→ THE TASK
Reproduce exactly, and nothing else, the lines from the one that contains "What TikZ code" through the one that contains "rotate=-90] at (963,311)". Leave the pictures out.

(Charts and diagrams as code)
>> BEGIN
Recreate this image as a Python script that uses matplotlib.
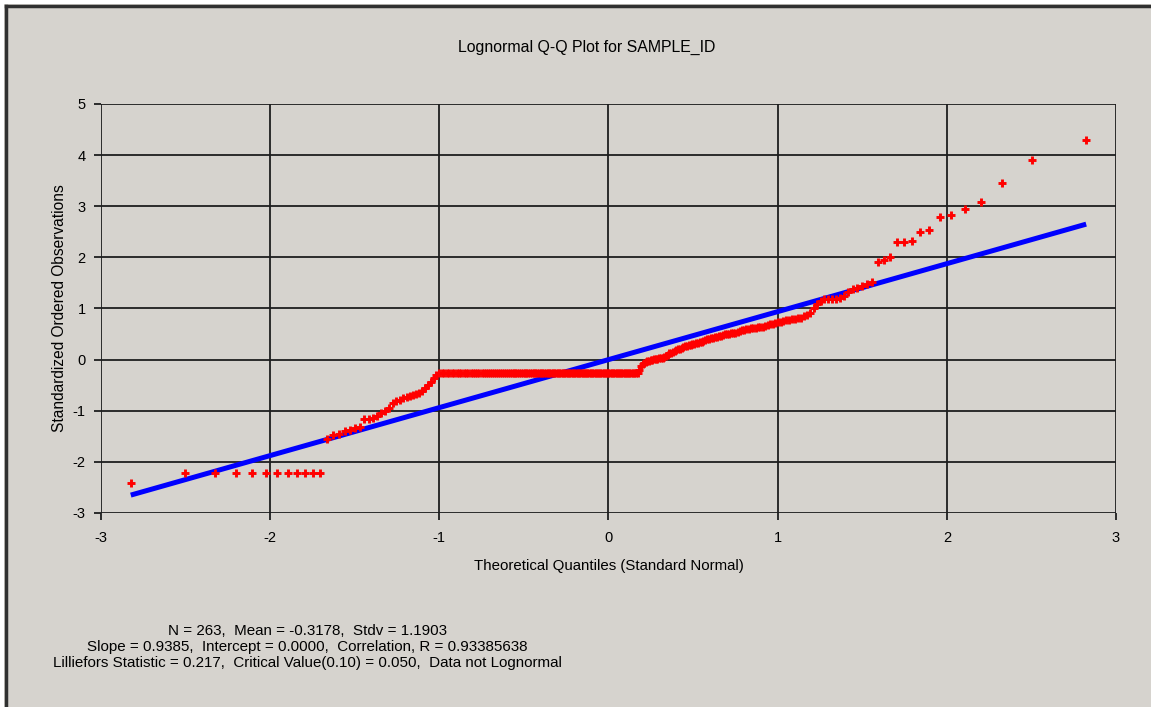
import numpy as np
import matplotlib.pyplot as plt
from matplotlib.lines import Line2D
from matplotlib.patches import Rectangle
from statistics import NormalDist

# standardized ordered observations (N = 263)
obs_low_tail = [-2.42]
obs_tie_low = -2.22          # value shared by ranks 2..12
obs_tie_low_count = 11
obs_rise_1 = [-1.55, -1.48, -1.45, -1.40, -1.37, -1.34, -1.31, -1.17, -1.16, -1.15,
              -1.10, -1.05, -1.01, -0.95, -0.85, -0.81, -0.78, -0.76, -0.74, -0.72,
              -0.70, -0.68, -0.65, -0.62, -0.56, -0.49, -0.43, -0.36, -0.30]
obs_tie_mid = -0.27          # long flat run of tied values
obs_tie_mid_count = 109
obs_rise_2 = [-0.20, -0.12, -0.08, -0.06,
              -0.04, -0.03, -0.02, -0.01,
              0.00, 0.01, 0.02, 0.02, 0.03, 0.04, 0.04, 0.05,
              0.08, 0.10, 0.12, 0.13, 0.14,
              0.16, 0.18, 0.20, 0.21, 0.23, 0.24,
              0.26, 0.27, 0.28, 0.29, 0.30, 0.31, 0.32, 0.33,
              0.34, 0.35, 0.37, 0.38, 0.40, 0.41,
              0.42, 0.43, 0.44, 0.45, 0.46, 0.47, 0.49,
              0.50, 0.50, 0.51, 0.52, 0.52, 0.53, 0.54,
              0.56, 0.57, 0.58, 0.59, 0.60, 0.61,
              0.62, 0.62, 0.63, 0.63, 0.64, 0.65,
              0.67, 0.69, 0.70, 0.72,
              0.73, 0.74, 0.76, 0.77, 0.78,
              0.79, 0.80, 0.81, 0.82,
              0.85, 0.88, 0.92,
              1.00, 1.08, 1.14, 1.18,
              1.19, 1.19, 1.19, 1.20,
              1.25, 1.33, 1.38, 1.41,
              1.44, 1.47, 1.51]
obs_high_tail = [1.90, 1.94, 2.00, 2.31, 2.31, 2.33, 2.50, 2.54, 2.78, 2.82,
                 2.95, 3.09, 3.46, 3.91, 4.30]

slope = 0.9385
intercept = 0.0

title = "Lognormal Q-Q Plot for SAMPLE_ID"
xlabel = "Theoretical Quantiles (Standard Normal)"
ylabel = "Standardized Ordered Observations"
stats_text = ("N = 263,  Mean = -0.3178,  Stdv = 1.1903\n"
              "Slope = 0.9385,  Intercept = 0.0000,  Correlation, R = 0.93385638\n"
              "Lilliefors Statistic = 0.217,  Critical Value(0.10) = 0.050,  Data not Lognormal")
xticks = [-3, -2, -1, 0, 1, 2, 3]
yticks = [-3, -2, -1, 0, 1, 2, 3, 4, 5]

obs = np.array(obs_low_tail + [obs_tie_low] * obs_tie_low_count + obs_rise_1
               + [obs_tie_mid] * obs_tie_mid_count + obs_rise_2 + obs_high_tail)
n = len(obs)
# Blom plotting positions for the theoretical quantiles
nd = NormalDist()
theo = np.array([nd.inv_cdf((i - 0.375) / (n + 0.25)) for i in range(1, n + 1)])

bg = "#D6D3CE"
plt.rcParams["font.family"] = ["Liberation Sans", "DejaVu Sans"]

fig = plt.figure(figsize=(11.51, 7.07), dpi=100, facecolor=bg)
ax = fig.add_axes([0.0877, 0.2744, 0.8819, 0.5785], facecolor=bg)

ax.plot(theo, intercept + slope * theo, color="#0000FF", lw=3.6,
        solid_capstyle="butt", zorder=3)
ax.plot(theo, obs, linestyle="none", marker="+", markersize=5.6,
        color="#FF0000", markeredgewidth=2.1, zorder=4)

ax.set_xlim(-3, 3)
ax.set_ylim(-3, 5)
ax.set_xticks(xticks)
ax.set_yticks(yticks)
ax.set_xticklabels([str(t) for t in xticks])
ax.set_yticklabels([str(t) for t in yticks])
ax.grid(True, color="#1e1e1e", lw=1.3)
ax.set_axisbelow(True)
for s in ax.spines.values():
    s.set_visible(False)
ax.tick_params(direction="out", length=5, width=1.3, color="#1e1e1e",
               labelsize=10.5)
ax.tick_params(axis="x", pad=8)
ax.tick_params(axis="y", pad=6)

ax.set_xlabel(xlabel, fontsize=10.8, labelpad=10)
ax.set_ylabel(ylabel, fontsize=11.2, labelpad=4)
fig.text(0.510, 1 - 47 / 707, title, ha="center", va="center", fontsize=11.4)
fig.text(307 / 1151, 1 - 647 / 707, stats_text, ha="center", va="center",
         multialignment="center", fontsize=10.9, linespacing=1.18)

# window frame: white margin and dark border on left and top
fig.patches.append(Rectangle((0, 0), 4 / 1151, 1, transform=fig.transFigure,
                             facecolor="white", edgecolor="none"))
fig.patches.append(Rectangle((0, 1 - 4 / 707), 1, 4 / 707, transform=fig.transFigure,
                             facecolor="white", edgecolor="none"))
fig.lines.append(Line2D([5.5 / 1151, 5.5 / 1151], [0, 1 - 5.5 / 707],
                        transform=fig.transFigure, color="#303030", lw=2.5))
fig.lines.append(Line2D([5.5 / 1151, 1], [1 - 5.5 / 707, 1 - 5.5 / 707],
                        transform=fig.transFigure, color="#303030", lw=2.5))

fig.savefig("out.png", dpi=100, facecolor=bg)
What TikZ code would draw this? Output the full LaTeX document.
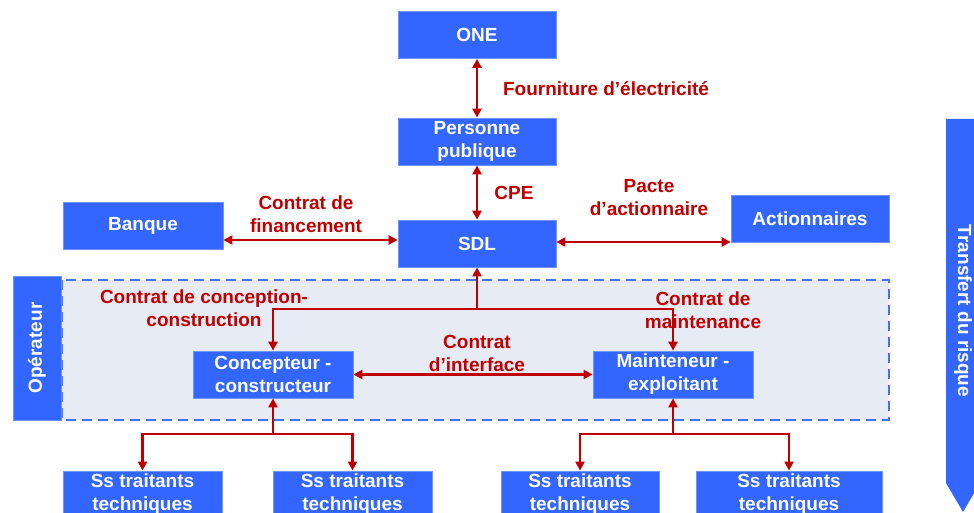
\documentclass[tikz,border=0pt]{standalone}
\usepackage{fontspec}
\setmainfont{Liberation Sans}
\usetikzlibrary{arrows.meta}
\definecolor{boxblue}{RGB}{51,102,255}
\definecolor{contratred}{RGB}{192,0,0}
\definecolor{zonefill}{RGB}{231,235,243}
\definecolor{zoneline}{RGB}{68,114,255}
\tikzset{
	>={Triangle[length=9pt,width=9pt]},
	every node/.style={font=\fontsize{19}{23}\selectfont\bfseries, align=center},
	entity/.style={fill=boxblue, draw=boxblue!70!white, line width=0.8pt, text=white, inner sep=0pt, minimum width=158pt, minimum height=47pt},
	contrat/.style={text=contratred},
	link/.style={draw=contratred, line width=2.5pt},
	zone/.style={fill=zonefill, draw=zoneline, line width=2.5pt, dash pattern=on 10pt off 6pt}
}

\begin{document}
\begin{tikzpicture}
	[ x=1pt, y=-1pt ]
	\useasboundingbox (0,0) rectangle (974,513);
	\clip (0,0) rectangle (974,513);
	% zone operateur
	\draw[zone] (62,280) rectangle (889,420);
	\node(oper)[entity, rotate=90, minimum width=144pt, minimum height=48pt] at (37,348) {Opérateur};
	% transfert du risque
	\fill[boxblue] (946,119) -- (980,119) -- (980,483) -- (963,512) -- (946,483) -- cycle;
	\node(risque)[text=white, rotate=-90] at (963,311) {Transfert du risque};

	\node(one)[entity] at (477,35) {ONE};
	\node(pp)[entity] at (477,141.5) {Personne\\publique};
	\node(sdl)[entity] at (477,243.5) {SDL};
	\node(banque)[entity, minimum width=160pt] at (143,225.5) {Banque};
	\node(act)[entity] at (810,219) {Actionnaires};
	\node(conc)[entity, minimum width=160pt] at (273,374.5) {Concepteur -\\constructeur};
	\node(maint)[entity, minimum width=160pt] at (673,374.5) {Mainteneur -\\exploitant};
	\node(ss1)[entity, minimum width=159pt] at (142.5,494.5) {Ss traitants\\techniques};
	\node(ss2)[entity, minimum width=159pt] at (352.5,494.5) {Ss traitants\\techniques};
	\node(ss3)[entity] at (580,494.5) {Ss traitants\\techniques};
	\node(ss4)[entity, minimum width=186pt] at (789,494.5) {Ss traitants\\techniques};

	\node(lelec)[contrat] at (606,89) {Fourniture d’électricité};
	\node(lcpe)[contrat] at (514,193) {CPE};
	\node(lfin)[contrat] at (306,214) {Contrat de\\financement};
	\node(lpacte)[contrat] at (649,198) {Pacte\\d’actionnaire};
	\node(lcc)[contrat] at (204,308) {Contrat de conception-\\construction};
	\node(lmaint)[contrat] at (703,310) {Contrat de\\maintenance};
	\node(linter)[contrat] at (477,353) {Contrat\\d’interface};

	\draw[link, <->] (one) -- (pp);
	\draw[link, <->] (pp) -- (sdl);
	\draw[link, <->] ([yshift=-14.5pt]banque.east) -- ([yshift=-14.5pt]banque.east -| sdl.west);
	\draw[link, <->] ([yshift=1.5pt]sdl.east) -- ([yshift=1.5pt]sdl.east -| act.west);
	\coordinate (haut) at (477,309);
	\draw[link, ->] (haut) -- (sdl);
	\draw[link, ->] (haut) -| (conc);
	\draw[link, ->] (haut) -| (maint);
	\draw[link, <->] (conc) -- (maint);
	\coordinate (gauche) at (273,434);
	\draw[link, ->] (gauche) -- (conc);
	\draw[link, ->] (gauche) -| (ss1);
	\draw[link, ->] (gauche) -| (ss2);
	\coordinate (droite) at (673,434);
	\draw[link, ->] (droite) -- (maint);
	\draw[link, ->] (droite) -| (ss3);
	\draw[link, ->] (droite) -| (ss4);
\end{tikzpicture}
\end{document}
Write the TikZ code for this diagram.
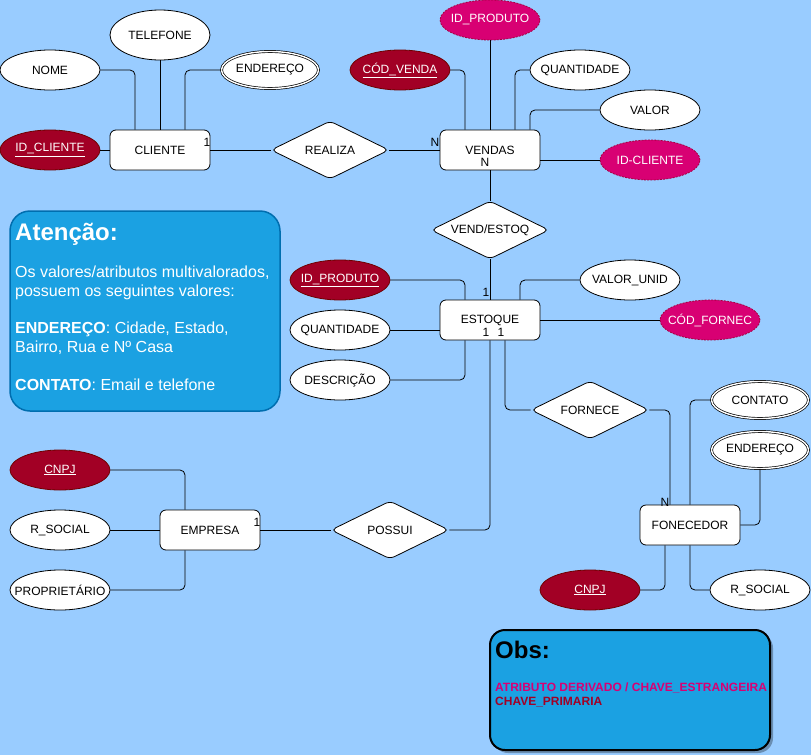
>> END
→ SOLUTION
What TikZ code would draw this? Output the full LaTeX document.
\documentclass[tikz,border=0pt]{standalone}
\usepackage{fontspec}
\setmainfont{Liberation Sans}
\usetikzlibrary{arrows.meta}
\definecolor{boxblue}{RGB}{51,102,255}
\definecolor{contratred}{RGB}{192,0,0}
\definecolor{zonefill}{RGB}{231,235,243}
\definecolor{zoneline}{RGB}{68,114,255}
\tikzset{
	>={Triangle[length=9pt,width=9pt]},
	every node/.style={font=\fontsize{19}{23}\selectfont\bfseries, align=center},
	entity/.style={fill=boxblue, draw=boxblue!70!white, line width=0.8pt, text=white, inner sep=0pt, minimum width=158pt, minimum height=47pt},
	contrat/.style={text=contratred},
	link/.style={draw=contratred, line width=2.5pt},
	zone/.style={fill=zonefill, draw=zoneline, line width=2.5pt, dash pattern=on 10pt off 6pt}
}

\begin{document}
\begin{tikzpicture}
	[ x=1pt, y=-1pt ]
	\useasboundingbox (0,0) rectangle (974,513);
	\clip (0,0) rectangle (974,513);
	% zone operateur
	\draw[zone] (62,280) rectangle (889,420);
	\node(oper)[entity, rotate=90, minimum width=144pt, minimum height=48pt] at (37,348) {Opérateur};
	% transfert du risque
	\fill[boxblue] (946,119) -- (980,119) -- (980,483) -- (963,512) -- (946,483) -- cycle;
	\node(risque)[text=white, rotate=-90] at (963,311) {Transfert du risque};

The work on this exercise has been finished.